Besides, after autograd.grad() is called, x.grad is None.
However, gradients must have been accumulated somewhere somehow during the calculation, but I don’t know how it is done (my second example in the original post is more tricky to find out how gradient is accumulated).

I know torch.autograd.backward() will accumulate gradients, should autograd.grad() also accumulate gradients? Apparently it does during the call, but the gradients won’t be save to variables.

Besides, my original goal of using autograd.grad is to calculate Hessian matrix (not a Hessian vector: pytorch/test/test_autograd.py at main · pytorch/pytorch · GitHub). Any suggestion on this is appreciated.

alexis-jacq · May 14, 2018, 9:54am

Oh sorry, I edited my post:
It’s outputs=[y,z], not outputs=[y,y] that I meant !

torch.autograd.grad(outputs=[y,z], inputs=[x,x], 
                          grad_outputs=[torch.ones_like(y), torch.ones_like(y)], 
                          create_graph=True)

So, if in the sequence you give, you have two times the same variable, the gradient for this variable will be accumulated two times. That’s as simple as this!

tianle · May 14, 2018, 11:52am

Thanks @alexis-jacq .

I tried you modified code, but still got the same result on my machine:

For this simple example, it is clear to see the gradient has been accumulated two times as you said. However, for the second example in my original post, it is not clear how it works. I am still not clear about how the computation graph is constructed when autograd.grad is called.

alexis-jacq · May 14, 2018, 1:38pm

Try print(y.grad)… Of course, x has again accumulated two gradients.

In your second example, the accumulation is more complexe, but still simple :

grad(y) = dy/dx = 2,2;        grad(z) = ones_like(y) = [1,1] # call for grad(y,x)
  |                             |
  +                             +
  |                             |
grad(y)=dy/dx*dz/dy = 40,24 ; grad(z) = dz/dy = 20,12 # call for grad(z,y)
  ||                            ||
42,26                          21,13  # call for grad([z,y],[y,x])

tianle · May 14, 2018, 4:33pm

Now I understand how gradients are accumulated, thank you very much @alexis-jacq!

I think when autograd.grad is called, the currently computation graph is copied, and then backward() is called on the copied graph. That’s why the mechanism of gradient accumulation in autograd.grad() is the same as that in backward().

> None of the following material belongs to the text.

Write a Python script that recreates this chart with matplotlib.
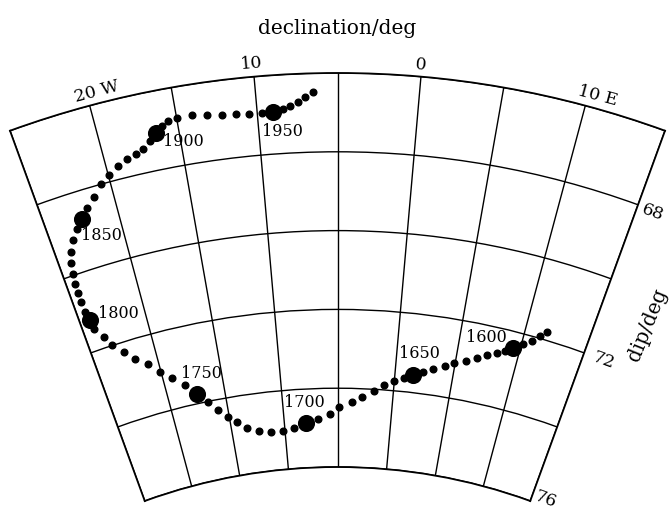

The difference is that when autograd.grad() is called, computation is done on the newly created graph (setting all gradients of leaf nodes to None if there is any), and the gradients won’t be accumulated or returned on the original graph.

I found the only way to avoid accumulation of gradients using autograd.grad on a sequence of Tensor is to create separate graphs without sharing nodes. For example:

x = torch.tensor([5, 3], dtype=torch.float, requires_grad=True)
y = x
w = torch.tensor([5, 3], dtype=torch.float, requires_grad=True)
z = w
torch.autograd.grad(outputs=[y,z], inputs=[x,w], 
                          grad_outputs=[torch.ones_like(y), torch.ones_like(z)], 
                          create_graph=True)

Then the result will be
(tensor([ 1., 1.]), tensor([ 1., 1.]))

However, in order to calculate a Hessian matrix, we have to calculate second order partial derivatives separately, but there is no way to call zero_grad() during the the call of autograd.grad() on a sequence of Tensor. The only way to get around is to call autograd.grad() on one Tensor at a time, instead of on a sequence of Tensor at a time.
Please correct me if I am wrong.

Thanks!

Johnny-Wish · August 19, 2019, 1:06pm

I don’t think this will help. Because setting

y = x
z = x

is simply copying the reference of the Tensor object x to another two variable names y and z. All of the three hold reference to exactly the same object.